YOUR OBJECTIVE:
Line by line, repeat the data below exactly, beginning at the first line and ending at the line with "import plotly.graph_objects as go". Omit pictures.

INFORMATION PROVIDED:
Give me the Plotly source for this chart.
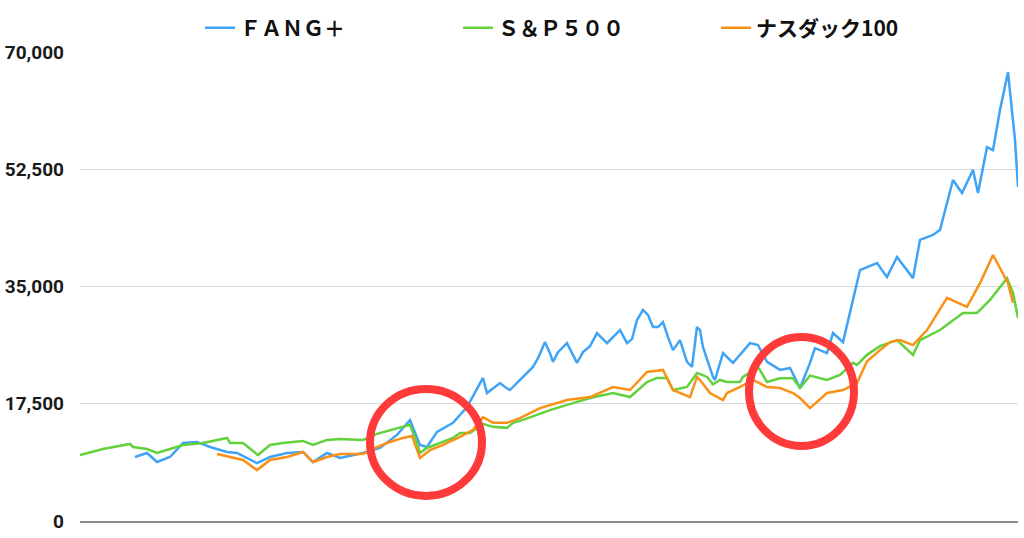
import plotly.graph_objects as go

# time index (weeks from start of S&P series) and values
sp_t = [0, 23, 50, 53, 67, 77, 90, 103, 123, 147, 150, 163, 178, 190, 203, 223, 233, 247,
        260, 283, 297, 317, 325, 330, 337, 340, 347, 360, 373, 380, 390, 403, 413, 427, 433,
        443, 470, 493, 510, 533, 550, 567, 577, 587, 593, 607, 617, 627, 633, 640, 647, 660,
        663, 678, 687, 700, 713, 720, 730, 747, 760, 773, 777, 787, 800, 817, 833, 840, 860,
        883, 897, 910, 927, 933, 938]
sp_v = [9850, 10750, 11500, 11050, 10750, 10150, 10750, 11350, 11650, 12400, 11650, 11650,
        9850, 11350, 11650, 11950, 11350, 12100, 12250, 12100, 13000, 13750, 14050, 14350,
        11650, 10150, 10900, 11650, 12400, 13150, 13150, 14500, 14050, 13900, 14650, 15100,
        16550, 17600, 18350, 19100, 18500, 20750, 21350, 21350, 19550, 20000, 22100, 21500,
        20400, 21050, 20750, 20750, 21500, 23000, 20750, 21300, 21300, 19850, 21700, 21050,
        21800, 23600, 23300, 24800, 26100, 27000, 24800, 27000, 28500, 31050, 31050, 33000,
        36250, 34050, 30300]

ndq_t = [137, 150, 163, 177, 190, 207, 223, 233, 247, 260, 283, 293, 307, 323, 332, 340,
         350, 363, 380, 393, 403, 413, 427, 440, 460, 487, 510, 533, 550, 567, 583, 593, 610,
         617, 620, 630, 643, 647, 660, 673, 687, 700, 713, 720, 730, 747, 763, 777, 787, 800,
         810, 820, 833, 847, 860, 867, 887, 900, 913, 928, 933, 938]
ndq_v = [10000, 9550, 9100, 7600, 9100, 9550, 10300, 8800, 9550, 10000, 10000, 10750, 11650,
         12400, 12700, 9400, 10600, 11350, 12550, 13600, 15500, 14650, 14650, 15350, 16850,
         18050, 18500, 20000, 19550, 22250, 22550, 19550, 18500, 21500, 21050, 19100, 18050,
         19100, 20000, 21050, 20000, 19850, 19100, 18350, 16850, 19100, 19550, 20600, 23850,
         25500, 26700, 27000, 26250, 28500, 31500, 33300, 31950, 35500, 39700, 35500, 32550]

fang_t = [55, 67, 77, 90, 103, 117, 130, 147, 157, 177, 190, 207, 223, 233, 247, 260, 283,
          300, 317, 330, 340, 347, 357, 373, 387, 400, 403, 407, 420, 425, 430, 435, 440, 447,
          453, 458, 465, 470, 473, 478, 487, 492, 497, 503, 510, 517, 522, 527, 533, 540, 547,
          552, 557, 563, 568, 573, 578, 583, 588, 593, 600, 607, 612, 617, 620, 623, 633, 635,
          643, 653, 670, 678, 687, 700, 710, 720, 730, 735, 747, 753, 763, 768, 773, 780, 797,
          807, 817, 833, 840, 853, 860, 867, 873, 882, 893, 898, 907, 913, 920, 928, 932, 935,
          938]
fang_v = [9550, 10150, 8800, 9550, 11650, 11800, 11050, 10300, 10150, 8650, 9550, 10150,
          10300, 8800, 10150, 9400, 10150, 10900, 12850, 15050, 11350, 11050, 13300, 14650,
          17000, 20600, 21350, 19100, 20600, 20000, 19550, 20300, 21050, 22250, 23000, 24300,
          26700, 25050, 23750, 25200, 26550, 25050, 23600, 25200, 26100, 28050, 27300, 26550,
          27450, 28500, 26550, 27150, 30000, 31500, 30750, 28950, 28950, 29700, 27450, 25500,
          27000, 23750, 23000, 28950, 28500, 25950, 21500, 21050, 25050, 23600, 26550, 26250,
          23750, 22550, 22850, 19850, 23600, 25800, 25050, 28050, 26700, 30000, 33000, 37450,
          38500, 36400, 39400, 36250, 41950, 42700, 43450, 47450, 50900, 48950, 52400, 48950,
          55800, 55350, 61350, 67000, 60900, 56850, 49850]

y_ticks = [0, 17500, 35000, 52500, 70000]
names = ["ＦＡＮＧ＋", "Ｓ＆Ｐ５００", "ナスダック100"]
colors = ["#3FA3F6", "#62D13D", "#FA9015"]

fig = go.Figure()
fig.add_trace(go.Scatter(x=fang_t, y=fang_v, mode="lines", name=names[0],
                         line=dict(color=colors[0], width=2.5)))
fig.add_trace(go.Scatter(x=sp_t, y=sp_v, mode="lines", name=names[1],
                         line=dict(color=colors[1], width=2.5)))
fig.add_trace(go.Scatter(x=ndq_t, y=ndq_v, mode="lines", name=names[2],
                         line=dict(color=colors[2], width=2.5)))

# red highlight circles (annotations on the chart)
for (x0, x1, y0, y1) in [(290, 402, 3750, 19700), (669, 774, 11200, 27450)]:
    fig.add_shape(type="circle", xref="x", yref="y", x0=x0, x1=x1, y0=y0, y1=y1,
                  line=dict(color="#FF3A3A", width=8))

fig.update_layout(
    width=1024, height=538,
    margin=dict(l=80, r=6, t=52, b=17),
    plot_bgcolor="white", paper_bgcolor="white",
    showlegend=True,
    legend=dict(orientation="h", x=0.128, xanchor="left", y=1.051, yanchor="middle",
                font=dict(family="Noto Sans CJK JP", size=21, color="#111111", weight="bold"),
                entrywidth=213, entrywidthmode="pixels"),
    xaxis=dict(range=[0, 938], showgrid=False, showticklabels=False, zeroline=False,
               showline=True, linecolor="#8C8C8C", linewidth=2, fixedrange=True),
    yaxis=dict(range=[0, 70000], tickvals=y_ticks, tickformat=",", showgrid=True,
               gridcolor="#D9D9D9", gridwidth=1, zeroline=False, showline=False,
               ticklabelstandoff=15,
               tickfont=dict(family="Roboto", size=19, color="#1A1A1A", weight="bold")),
)

fig.write_html("out.html", config={"displayModeBar": False},
               post_script="document.body.style.margin='0';")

RIGHT ANSWER:
Give me the Plotly source for this chart.
import plotly.graph_objects as go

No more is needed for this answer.